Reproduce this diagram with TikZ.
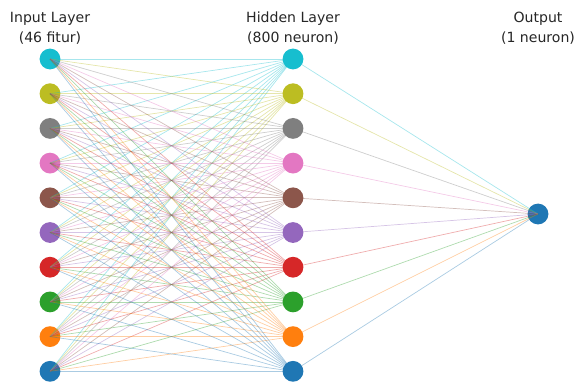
\documentclass[tikz,border=0pt]{standalone}
\usepackage{fontspec}
\setmainfont{DejaVu Sans}
\usetikzlibrary{positioning}

\definecolor{tcyan}{HTML}{17BECF}
\definecolor{tolive}{HTML}{BCBD22}
\definecolor{tgray}{HTML}{7F7F7F}
\definecolor{tpink}{HTML}{E377C2}
\definecolor{tbrown}{HTML}{8C564B}
\definecolor{tpurple}{HTML}{9467BD}
\definecolor{tred}{HTML}{D62728}
\definecolor{tgreen}{HTML}{2CA02C}
\definecolor{torange}{HTML}{FF7F0E}
\definecolor{tblue}{HTML}{1F77B4}

\pgfdeclarelayer{back}
\pgfdeclarelayer{mid}
\pgfsetlayers{back,mid,main}

\tikzset{
  neuron/.style={circle, fill=#1, draw=none, minimum size=0.52cm, inner sep=0pt},
  link/.style={draw=#1, line width=0.5pt, opacity=0.38},
  lbl/.style={align=center, font=\fontsize{10}{14.2}\selectfont, text=black!85}
}

\begin{document}
\begin{tikzpicture}[x=0.025cm, y=-0.025cm]
    \useasboundingbox (0,0) rectangle (576,381);

    % hidden layer
    \foreach \n/\c in {1/tcyan,2/tolive,3/tgray,4/tpink,5/tbrown,6/tpurple,7/tred,8/tgreen,9/torange,10/tblue}
        \node[neuron=\c] (h\n) at (293,{59+(\n-1)*34.7}) {};

    \begin{pgfonlayer}{back}
    % input layer
    \foreach \n/\c in {1/tcyan,2/tolive,3/tgray,4/tpink,5/tbrown,6/tpurple,7/tred,8/tgreen,9/torange,10/tblue}
        \node[neuron=\c] (i\n) at (50,{59+(\n-1)*34.7}) {};
    % output
    \node[neuron=tblue] (out) at (538,214) {};
    \end{pgfonlayer}

    % connections
    \begin{pgfonlayer}{mid}
    \foreach \j/\c in {1/tcyan,2/tolive,3/tgray,4/tpink,5/tbrown,6/tpurple,7/tred,8/tgreen,9/torange,10/tblue}{
        \foreach \i in {1,...,10}
            \draw[link=\c] (i\i.center) -- (h\j.center);
        \draw[link=\c] (h\j.center) -- (out.center);
    }
    \end{pgfonlayer}

    \node[lbl] (tin) at (50,28) {Input Layer\\(46 fitur)};
    \node[lbl] (thid) at (293,28) {Hidden Layer\\(800 neuron)};
    \node[lbl] (tout) at (538,28) {Output\\(1 neuron)};
\end{tikzpicture}
\end{document}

PROBLEM TO SOLVE: Every line is to be duplicated exactly, though pictures stay out.

ANSWER TO THIS EXERCISE:
Reproduce this diagram with TikZ.
\documentclass[tikz,border=0pt]{standalone}
\usepackage{fontspec}
\setmainfont{DejaVu Sans}
\usetikzlibrary{positioning}

\definecolor{tcyan}{HTML}{17BECF}
\definecolor{tolive}{HTML}{BCBD22}
\definecolor{tgray}{HTML}{7F7F7F}
\definecolor{tpink}{HTML}{E377C2}
\definecolor{tbrown}{HTML}{8C564B}
\definecolor{tpurple}{HTML}{9467BD}
\definecolor{tred}{HTML}{D62728}
\definecolor{tgreen}{HTML}{2CA02C}
\definecolor{torange}{HTML}{FF7F0E}
\definecolor{tblue}{HTML}{1F77B4}

\pgfdeclarelayer{back}
\pgfdeclarelayer{mid}
\pgfsetlayers{back,mid,main}

\tikzset{
  neuron/.style={circle, fill=#1, draw=none, minimum size=0.52cm, inner sep=0pt},
  link/.style={draw=#1, line width=0.5pt, opacity=0.38},
  lbl/.style={align=center, font=\fontsize{10}{14.2}\selectfont, text=black!85}
}

\begin{document}
\begin{tikzpicture}[x=0.025cm, y=-0.025cm]
    \useasboundingbox (0,0) rectangle (576,381);

    % hidden layer
    \foreach \n/\c in {1/tcyan,2/tolive,3/tgray,4/tpink,5/tbrown,6/tpurple,7/tred,8/tgreen,9/torange,10/tblue}
        \node[neuron=\c] (h\n) at (293,{59+(\n-1)*34.7}) {};

    \begin{pgfonlayer}{back}
    % input layer
    \foreach \n/\c in {1/tcyan,2/tolive,3/tgray,4/tpink,5/tbrown,6/tpurple,7/tred,8/tgreen,9/torange,10/tblue}
        \node[neuron=\c] (i\n) at (50,{59+(\n-1)*34.7}) {};
    % output
    \node[neuron=tblue] (out) at (538,214) {};
    \end{pgfonlayer}

    % connections
    \begin{pgfonlayer}{mid}
    \foreach \j/\c in {1/tcyan,2/tolive,3/tgray,4/tpink,5/tbrown,6/tpurple,7/tred,8/tgreen,9/torange,10/tblue}{
        \foreach \i in {1,...,10}
            \draw[link=\c] (i\i.center) -- (h\j.center);
        \draw[link=\c] (h\j.center) -- (out.center);
    }
    \end{pgfonlayer}

    \node[lbl] (tin) at (50,28) {Input Layer\\(46 fitur)};
    \node[lbl] (thid) at (293,28) {Hidden Layer\\(800 neuron)};
    \node[lbl] (tout) at (538,28) {Output\\(1 neuron)};
\end{tikzpicture}
\end{document}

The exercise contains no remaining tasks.